Quando João reproduz as palavras de Jesus: “As
minhas ovelhas escutam a minha voz, eu as conheço e elas me seguem.
” (Jo 10, 27), esta frase nos deixa a cogitar no porquê de não
terem os judeus escutado a voz do Bom Pastor e não o terem seguido.
Eles não eram Suas ovelhas? Ora, mas foi para eles, o povo da
promessa, que a Palavra divina foi dirigida em primeiro lugar, como
não seriam eles Suas ovelhas? Parece, meus amigos, que o problema é
o seguinte: ouvir a palavra sem escutá-la. Embora estes dois verbos
sejam gramaticalmente sinônimos, observemos bem, quantas vezes, nós
ouvimos algo e não conseguimos mentalizar aquilo? Seja porque
estamos distraídos, seja porque nos faltou interesse, seja porque
estávamos ocupados com outras coisas mais importantes naquele
momento.
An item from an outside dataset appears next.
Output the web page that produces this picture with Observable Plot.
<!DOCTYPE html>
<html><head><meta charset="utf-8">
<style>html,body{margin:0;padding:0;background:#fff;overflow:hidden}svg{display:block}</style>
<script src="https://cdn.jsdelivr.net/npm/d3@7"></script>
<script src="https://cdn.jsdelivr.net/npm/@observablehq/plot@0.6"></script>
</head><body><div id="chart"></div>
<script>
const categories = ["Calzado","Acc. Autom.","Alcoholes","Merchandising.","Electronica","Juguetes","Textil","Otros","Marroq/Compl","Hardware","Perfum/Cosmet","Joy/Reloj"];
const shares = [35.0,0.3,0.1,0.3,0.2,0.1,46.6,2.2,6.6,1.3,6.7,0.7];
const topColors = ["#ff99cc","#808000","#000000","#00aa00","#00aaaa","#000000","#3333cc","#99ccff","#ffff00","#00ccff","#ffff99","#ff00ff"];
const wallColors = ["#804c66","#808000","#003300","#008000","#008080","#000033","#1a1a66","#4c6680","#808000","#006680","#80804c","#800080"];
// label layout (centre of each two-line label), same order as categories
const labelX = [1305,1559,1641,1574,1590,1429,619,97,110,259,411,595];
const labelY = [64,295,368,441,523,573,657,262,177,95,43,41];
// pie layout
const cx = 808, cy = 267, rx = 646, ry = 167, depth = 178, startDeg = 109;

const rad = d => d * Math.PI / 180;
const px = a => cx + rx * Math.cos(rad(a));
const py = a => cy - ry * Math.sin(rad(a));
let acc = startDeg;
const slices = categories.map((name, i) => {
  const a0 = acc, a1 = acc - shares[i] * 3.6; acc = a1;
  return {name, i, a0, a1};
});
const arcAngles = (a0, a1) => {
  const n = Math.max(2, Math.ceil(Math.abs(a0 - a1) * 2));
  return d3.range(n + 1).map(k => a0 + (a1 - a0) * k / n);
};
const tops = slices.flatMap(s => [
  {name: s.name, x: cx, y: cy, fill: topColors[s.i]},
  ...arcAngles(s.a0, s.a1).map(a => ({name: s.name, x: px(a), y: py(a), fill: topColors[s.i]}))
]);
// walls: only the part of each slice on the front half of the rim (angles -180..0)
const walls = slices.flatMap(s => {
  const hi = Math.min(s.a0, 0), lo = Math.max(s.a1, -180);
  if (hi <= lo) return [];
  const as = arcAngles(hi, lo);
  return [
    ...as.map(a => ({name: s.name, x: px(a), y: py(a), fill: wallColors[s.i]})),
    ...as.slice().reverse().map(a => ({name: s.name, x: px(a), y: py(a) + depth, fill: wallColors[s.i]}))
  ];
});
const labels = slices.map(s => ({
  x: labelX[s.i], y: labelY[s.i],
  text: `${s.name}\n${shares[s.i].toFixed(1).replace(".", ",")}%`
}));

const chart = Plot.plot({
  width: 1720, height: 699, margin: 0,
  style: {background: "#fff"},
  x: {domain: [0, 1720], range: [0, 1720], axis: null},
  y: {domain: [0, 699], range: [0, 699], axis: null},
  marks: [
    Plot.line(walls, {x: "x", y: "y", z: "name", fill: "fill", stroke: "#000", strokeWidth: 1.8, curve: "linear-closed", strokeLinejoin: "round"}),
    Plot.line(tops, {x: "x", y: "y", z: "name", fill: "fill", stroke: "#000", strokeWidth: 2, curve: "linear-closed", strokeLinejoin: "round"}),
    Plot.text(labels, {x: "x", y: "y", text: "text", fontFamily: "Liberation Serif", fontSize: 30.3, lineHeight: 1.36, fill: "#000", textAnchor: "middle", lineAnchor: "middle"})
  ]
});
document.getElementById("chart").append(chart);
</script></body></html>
Deve ter sido algo semelhante que aconteceu com os judeus:
ouviram a pregação de João Batista e não a escutaram; ouviram a
pregação de Cristo e não a escutaram; ouviram a pregação dos
apóstolos e não a escutaram. Talvez estivessem com os ouvidos
ocupados com outras coisas “mais importantes”.
No final desse trecho do evangelho (Jo
10, 30), o evangelista faz uma breve afirmação, que contém um
imenso significado. Depois de dizer que não irá perder aquelas
ovelhas, porque foi o Pai quem havia lhe dado, Jesus arremata:
“porque eu e o Pai somos um”. O grande diferencial do evangelho
joanino, em relação aos outros, está nessas inserções teológicas
que João faz. Ele não se limita a narrar o fato, mas trata de
mesclar com ensinamentos doutrinários. Dizer que “eu e o Pai somos
um” significa que Jesus também é Deus, mas não um “outro”
Deus, e sim o mesmo Deus que é o Pai. Com outras palavras, aqui está
a mesma afirmação que ele colocou no prólogo do seu evangelho: no
princípio…, o Verbo estava em Deus e o Verbo era Deus… tudo que
existe foi feito por ele e sem ele nada foi feito. Com poucas
palavras e belas imagens, João sintetiza a doutrina teológica da
trindade.
Essa verdade teológica do Deus Trino
não se encontra em nenhuma outra religião, bem como também não
está presente no Antigo Testamento. Nenhum profeta anteviu isso,
nenhum escriba antigo mencionou nada parecido. Somente a revelação
neotestamentária veio trazer essa novidade, somente a pregação de
Cristo trouxe a lume tão complexa figura, impossível de ser
imaginada e alcançada pela mente humana sozinha. O motivo pelo qual
uma tal afirmação só veio a aparecer nos textos de João significa
que somente muitos anos após a morte de Cristo, com o
desenvolvimento doutrinário da revelação contida no evangelho, foi
que os líderes cristãos começaram a entender isso. E o contato e a
influência da filosofia grega foi um recurso de grande importância
para a construção desses esclarecimentos conceituais.